= British Legion Volunteer Police Force =

The British Legion Volunteer Police Force was a very short lived police force established in response to the outcome of the Munich Agreement in September 1938. The force was formed on 6 October 1938 and disbanded on 15 October 1938, only ten days later.

==Origins==
During the Sudeten Crisis of 1938 when the threat of war in Europe was rising, the President of The Royal British Legion, Sir Frederick Maurice volunteered the services of the members of the British Legion to the British Government "in the event of a national emergency arising ... in such way as its activities could be most usefully employed." The offer was acknowledged by the Prime Minister, Neville Chamberlain who expressed his "earnest hope that such an emergency will not arise". On 25 September Germany was demanding the secession of the Sudetenland by 1 October but agreed to a plebiscite being held to determine the frontier. As part of the German demand was that Czech troops were withdrawn there was a need for the region to be policed and Chamberlain proposed that this was a role that could be fulfilled by the British Legion. This was an offer that Germany acceded to. Accordingly, Maurice visited Berlin to discuss arrangements, and the result was a call for volunteers to act as a police force in the plebiscite areas. On 4 October it was reported that 1,200 volunteers (1000 operational and 200 support staff) had been selected and would travel to the Sudetenland, over 10,000 having volunteered. A communiqué issued by the Foreign Office "The British Legion recently offered to place its entire organization at the disposal of his Majesty's Government for any service that might be required in connexion with the settlement to be arrived at in Czechoslovakia. His Majesty's Government, in accepting that offer, have decided to ask the Legion to make itself responsible for providing a force of 1,000 volunteer police, for special duties in the plebiscite areas." This was the first mention of calling this body of men a police force.

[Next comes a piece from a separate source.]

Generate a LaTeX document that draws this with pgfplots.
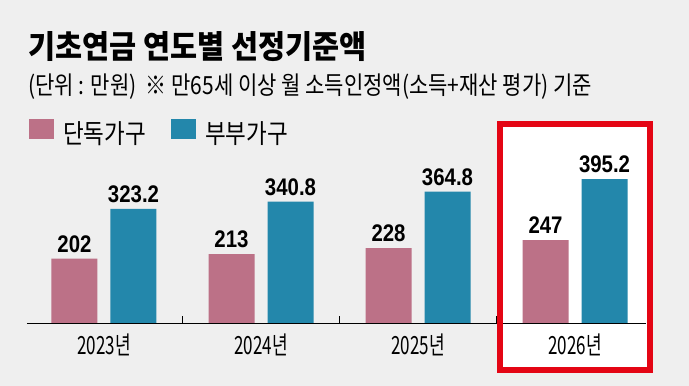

The force mustered at Olympia in London on 7 October, were sworn in as special constables on 8 October, and entrained to Tilbury on 12 October where they boarded the recently retired P&O liner and the troopship HMT Dunera to sail to Bremen. On 13 October, before either ship sailed, the International Commission meeting in Berlin decided that no plebiscite was needed and therefore the force was redundant. As a result, the force disbanded on 15 October and the men returned to their homes.

Only three members of the force ever travelled to Czechoslovakia when an advance party flew via Brussels to investigate billeting arrangements in the Sudetenland.

==Organisation, leadership and equipment==
Commander of the force was the Legion's national chairman Major Sir Francis Fetherston-Godley. His subordinate commanders were Lieutenant-General Sir James O'Dowda, Brigadier-General E.R. Fitzpatrick and Colonel W. Wilberforce. The force even had its own chaplain, a role filled by the Bishop of Truro, Joseph Hunkin.

The force was unarmed with each man carrying only a walking stick and a police whistle. Each was given a double breasted blue suit, a police overcoat, peaked cap of the type issued to special constables, boots and leggings. To identify them each man was to wear the British Legion badge, the Legion tie and an arm brassard embossed British Legion. On disbandment the cap and overcoat had to be returned but each man was entitled to retain the rest of the equipment.

Regardless of his role within the force each man was paid the same rate of £3 15s per week for married men and £3 per week for single men.

The force was organised into a Headquarters and two divisions "easily sub-divisible into self-contained units".

==Aftermath==
Although the force was never used, the leadership of the British Legion saw the episode as a publicity triumph and being responsible for raising the prestige of the Legion. In his chairman's address to the 1939 Legion conference, Fetherston-Godley, stated

The whole press, with one exception, supported the formation of the Force, and they had got an advertisement for the Legion which could not be bought for £100,000. That was all he need say about a Force with a very long name and a very short life.